SOURCE MATERIAL.

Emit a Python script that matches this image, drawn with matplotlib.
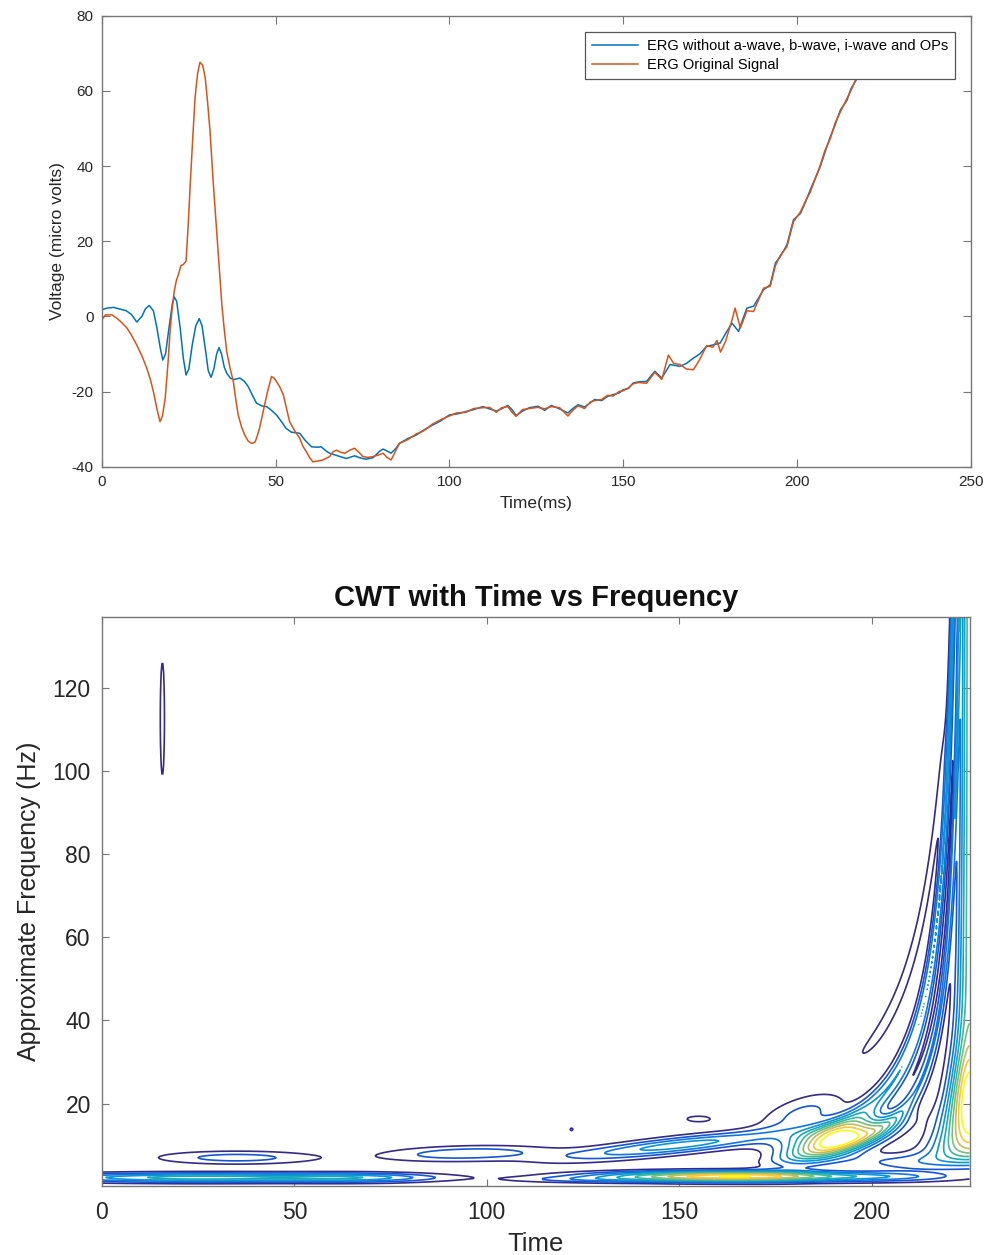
import numpy as np
import matplotlib
matplotlib.use("Agg")
import matplotlib.pyplot as plt
from matplotlib.colors import LinearSegmentedColormap

plt.rcParams['font.family'] = ['Liberation Sans', 'DejaVu Sans']
plt.rcParams['axes.unicode_minus'] = False

# ---- ERG traces (time in ms, voltage in micro volts) ----
erg_clean_t = [0, 1.5, 3.3, 5, 7, 8.5, 10, 11.5, 12.5, 13.6, 14.8, 15.8, 16.8, 17.5, 18.3, 19.3,
               20.2, 20.8, 21.5, 22.5, 23.4, 24.2, 25, 26, 27, 28, 28.8, 29.8, 30.6, 31.4, 32.2,
               33, 33.7, 34.4, 35.2, 35.9, 37, 38, 39.7, 41, 42.1, 43.3, 44.5, 46, 47.4, 48.8,
               50.2, 51.5, 53, 54.5, 56.9, 58.5, 60.3, 62, 63.1, 64.5, 65.5, 67.5, 70.3, 72.7,
               74.5, 76, 78, 80, 80.9, 82, 83.2, 84.5, 85.6, 88, 90.4, 92.5, 95.2, 97.5, 100,
               102, 104.8, 107, 109.6, 111.5, 113.5, 115, 116.8, 118, 119.2, 121, 123, 125.5,
               127.4, 129.3, 131.7, 134.1, 135.5, 137, 138.9, 140.5, 141.8, 143.8, 145.5, 147.1,
               148.8, 150, 151.5, 152.9, 154.5, 156.7, 159.1, 161.1, 163.5, 166.3, 168.2, 170.2,
               172, 174, 175.8, 177.9, 179.5, 181.3, 183.2, 184.5, 185.6, 187.5, 189, 190.4,
               192.3, 193.8, 195.2, 197.1, 199, 201, 202.5, 203.8, 206.7, 208, 209.6, 211,
               212.5, 214.4, 215.5, 217.3, 219, 221]
erg_clean_v = [1.8, 2.2, 2.4, 2, 1.5, 0.5, -1.5, 0, 2, 2.9, 1.5, -3, -8.5, -11.6, -10, -3,
               3, 5.2, 4, -3, -11, -15.6, -14, -7.5, -2.5, -0.6, -2.5, -9, -14.5, -16.2, -14,
               -10, -8.3, -10, -13.5, -15.1, -16.5, -16.8, -16.4, -17.3, -18.7, -21, -23.1, -23.8,
               -24, -25, -26.2, -27.8, -29.8, -30.8, -31.1, -33, -34.7, -34.8, -34.7, -35.8,
               -36.4, -37, -37.8, -37.1, -37.7, -38, -37.6, -35.8, -35.3, -35.8, -36.4, -35.2,
               -33.8, -32.5, -31.6, -30.3, -28.9, -27.8, -26.2, -26, -25.3, -24.8, -24, -24.6,
               -25.2, -24.6, -23.7, -24.8, -26.4, -25.2, -24.3, -23.9, -25, -23.7, -24.6, -25.7,
               -24.5, -23.5, -24.1, -23, -22.1, -22.4, -21.3, -20.8, -20.4, -19.5, -19.2, -17.7,
               -17.4, -17.3, -14.6, -16.4, -12.8, -13.3, -12.5, -11.1, -10, -8, -7.6, -7.1, -4.5,
               -1.8, -4, -0.5, 2.2, 2.7, 5, 7.1, 8.4, 14.2, 15.9, 19, 25.7, 27.4, 30.5, 33.6,
               39.8, 43.5, 47.8, 51, 54.9, 57.5, 60.5, 63.3, 67, 71]

erg_orig_t = [0, 1, 2.9, 4, 5.3, 7.2, 8.5, 10, 11.5, 12.9, 14, 14.8, 15.8, 16.7, 17.4, 18.2, 19,
              19.6, 20.2, 20.8, 21.4, 22, 22.7, 23.4, 24.2, 24.8, 25.4, 26.1, 26.8, 27.5, 28.2,
              29, 29.7, 30.4, 31.1, 32, 33, 33.8, 34.5, 35.2, 35.9, 36.8, 37.8, 38.5, 39.2,
              40.2, 41.1, 42.1, 43.1, 44, 44.5, 45.4, 46.4, 47.6, 48.8, 49.5, 50.2, 51.2, 52.2,
              53.1, 54, 55.5, 56.9, 57.8, 58.8, 59.8, 60.7, 62, 63.6, 65.5, 66.5, 67.5, 68.8,
              69.9, 71.5, 72.7, 74, 75.1, 76.5, 78, 79.5, 80.9, 82, 83.2, 84.4, 85.6, 88, 90.4,
              92.5, 95.2, 97.5, 100, 102, 104.8, 107, 109.6, 111.5, 113.5, 115, 116.8, 118,
              119.2, 121, 123, 125.5, 127.4, 129.3, 131.7, 134.1, 135.5, 137, 138.9, 140.5,
              141.8, 143.8, 145.5, 147.1, 148.8, 150, 151.5, 152.9, 154.5, 156.7, 159.1, 161.1,
              163, 164.5, 166.3, 168.2, 170.2, 172, 174, 175.8, 177, 178, 179.5, 181.3, 182.2,
              183.7, 185.6, 187.5, 189, 190.4, 192.3, 193.8, 195.2, 197.1, 199, 201, 202.5,
              203.8, 206.7, 208, 209.6, 211, 212.5, 214.4, 215.5, 217.3, 219, 221]
erg_orig_v = [-0.9, 0.4, 0.4, -0.3, -1.3, -3.1, -5, -7.6, -10.5, -13.8, -17, -20, -24.5, -28,
              -26.5, -21.8, -12.5, -4, 2, 6.7, 9.5, 11.1, 13.5, 13.8, 14.7, 24, 35.1, 47, 58.2,
              64.5, 67.6, 66.8, 63.6, 57, 49.3, 36, 22.7, 12, 3.1, -3.5, -9.3, -13.5, -17.3,
              -22, -26.2, -29.5, -31.6, -33.2, -33.8, -33.5, -32.4, -29.5, -25.3, -20.2, -16,
              -16.4, -17.3, -18.8, -20.9, -24.5, -28, -30.5, -32.4, -34.5, -36, -37.6, -38.7,
              -38.5, -38.2, -37.3, -36, -35.6, -36.2, -36.4, -35.5, -35.1, -36.2, -37.3, -37.5,
              -37.3, -36.9, -36.4, -37.5, -38.2, -36, -33.8, -32.8, -31.3, -30.5, -28.6, -27.5,
              -26.5, -25.7, -25.5, -24.5, -24.3, -24.2, -25.5, -24.3, -24, -25.5, -26.6, -24.8,
              -24.5, -24.2, -24.6, -24, -24.3, -26.5, -25, -23.8, -24.5, -22.8, -22.4, -22.1,
              -21, -21.2, -20, -19.8, -19, -17.9, -17.6, -17.8, -14.9, -16.8, -10.3, -12.5,
              -12.8, -14, -14.2, -11.5, -7.8, -8.2, -6.4, -9.5, -6.5, -1, 2.2, -3.1, 1.5, 1.3,
              4.5, 7.5, 8, 13.5, 16.2, 18.5, 25.2, 27.8, 30.8, 33, 40.2, 44, 47.3, 51.5, 54.4,
              58, 60, 63.8, 67.3, 71.3]

# ---- CWT magnitude components (time, approx. frequency in Hz) ----
# elliptical patches: centre, spread, tilt (Hz per time unit), peak
blob_t = [15.7, 25, 68, 35, 95, 163, 125, 150, 182, 155, 191, 205, 206, 122]
blob_f = [112.5, 2.2, 2.2, 7.0, 8.0, 2.5, 1.7, 10.0, 17.5, 16.3, 11.2, 6.0, 2.3, 13.8]
blob_st = [0.6, 30, 14, 15, 15.7, 23, 14, 20, 8, 4.1, 9, 10, 12, 0.6]
blob_sf = [15, 0.8, 0.8, 1.15, 1.3, 0.85, 0.5, 1.4, 3, 0.9, 2.6, 1.5, 0.8, 0.5]
blob_slope = [0, 0, 0, 0, 0.02, 0, 0, 0.1, 0.25, 0, 0.25, 0, 0, 0]
blob_amp = [1.5, 5.5, 3, 2.5, 2.8, 10, 1.6, 4.5, 2.3, 1.3, 11, 1.8, 1.6, 1.2]

# edge ridges following t = T - c / f
ridge_T = [227.6, 224.5, 225.0]
ridge_c = [952, 480, 310]
ridge_su = [70, 58, 35]
ridge_amp = [1.35, 4.0, 3.0]
ridge_flo = [30, 14, 12]
ridge_fhi = [110, 170, 170]

# band hugging the end of the record
edge_T = 225.5
edge_s0, edge_s1 = 1.5, 50
edge_amp_hi, edge_bump, edge_bump_f, edge_bump_w = 6.5, 5, 20, 9

cwt_levels = np.arange(1, 11)
parula = LinearSegmentedColormap.from_list("parula", [
    (0.208, 0.166, 0.529), (0.059, 0.360, 0.868), (0.070, 0.498, 0.886),
    (0.025, 0.627, 0.803), (0.137, 0.700, 0.667), (0.368, 0.745, 0.521),
    (0.682, 0.741, 0.402), (0.988, 0.746, 0.239), (0.976, 0.983, 0.054)])

tt, ff = np.meshgrid(np.arange(0, 225.6, 0.2), np.arange(0.25, 137.2, 0.25))
mag = np.zeros_like(tt)
for t0, f0, st, sf, sl, a in zip(blob_t, blob_f, blob_st, blob_sf, blob_slope, blob_amp):
    df = ff - f0 - sl * (tt - t0)
    mag += a * np.exp(-0.5 * (((tt - t0) / st) ** 2 + (df / sf) ** 2))

def sig(x):
    return 1 / (1 + np.exp(-x))

for T, c, su, a, flo, fhi in zip(ridge_T, ridge_c, ridge_su, ridge_amp, ridge_flo, ridge_fhi):
    u = (T - tt) * ff
    env = sig((ff - flo) / 2) * sig((fhi - ff) / 4)
    mag += a * env * np.exp(-0.5 * ((u - c) / su) ** 2)

edge_sig = edge_s0 + edge_s1 / ff
edge_a = (edge_amp_hi + edge_bump * np.exp(-0.5 * ((ff - edge_bump_f) / edge_bump_w) ** 2)) * sig((ff - 6) / 1.5)
mag += edge_a * np.exp(-0.5 * ((edge_T - tt) / edge_sig) ** 2)

fig = plt.figure(figsize=(9.86, 12.55), dpi=100)

spine_col = '#767676'
text_col = '#262626'

# top panel: ERG signals
ax1 = fig.add_axes([0.1034, 0.6281, 0.8811, 0.3594])
ax1.plot(erg_clean_t, erg_clean_v, color='#0072BD', lw=1.1,
         label='ERG without a-wave, b-wave, i-wave and OPs')
ax1.plot(erg_orig_t, erg_orig_v, color='#D95319', lw=1.1, label='ERG Original Signal')
ax1.set_xlim(0, 250)
ax1.set_ylim(-40, 80)
ax1.set_xticks([0, 50, 100, 150, 200, 250])
ax1.set_yticks([-40, -20, 0, 20, 40, 60, 80])
ax1.set_xlabel('Time(ms)', fontsize=12.5, color=text_col, labelpad=5)
ax1.set_ylabel('Voltage (micro volts)', fontsize=12.5, color=text_col, labelpad=5)
ax1.tick_params(direction='in', top=True, right=True, length=6, width=0.8,
                color=spine_col, labelcolor=text_col, labelsize=11, pad=6)
leg = ax1.legend(loc='upper right', bbox_to_anchor=(955 / 986, 1 - 32.3 / 1255),
                 bbox_transform=fig.transFigure, fontsize=10.5, fancybox=False,
                 framealpha=1, edgecolor='#555555', handlelength=3.2, handletextpad=0.6,
                 labelspacing=0.35, borderpad=0.45, borderaxespad=0)
leg.get_frame().set_linewidth(0.9)

# bottom panel: CWT contour
ax2 = fig.add_axes([0.1034, 0.0552, 0.8803, 0.4533])
ax2.contour(tt, ff, mag, levels=cwt_levels, cmap=parula, vmin=1, vmax=10, linewidths=1.2)
ax2.set_xlim(0, 225.5)
ax2.set_ylim(0.25, 137)
ax2.set_xticks([0, 50, 100, 150, 200])
ax2.set_yticks([20, 40, 60, 80, 100, 120])
ax2.set_title('CWT with Time vs Frequency', fontsize=21, fontweight='bold', color='#111111', pad=8)
ax2.set_xlabel('Time', fontsize=18.5, color=text_col, labelpad=6)
ax2.set_ylabel('Approximate Frequency (Hz)', fontsize=18, color=text_col, labelpad=8)
ax2.tick_params(direction='in', top=True, right=True, length=5, width=0.8,
                color=spine_col, labelcolor=text_col, labelsize=16.5)
ax2.tick_params(axis='x', pad=11)
ax2.tick_params(axis='y', pad=8)

for ax in (ax1, ax2):
    for s in ax.spines.values():
        s.set_color(spine_col)
        s.set_linewidth(1.0)

fig.savefig('out.png', dpi=100)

THE PROBLEM. Up to and including the line with "plt.rcParams['axes.unicode_minus'] = False", copy the data above from its first line. Skip pictures.

EXERCISE OUTPUT.
Emit a Python script that matches this image, drawn with matplotlib.
import numpy as np
import matplotlib
matplotlib.use("Agg")
import matplotlib.pyplot as plt
from matplotlib.colors import LinearSegmentedColormap

plt.rcParams['font.family'] = ['Liberation Sans', 'DejaVu Sans']
plt.rcParams['axes.unicode_minus'] = False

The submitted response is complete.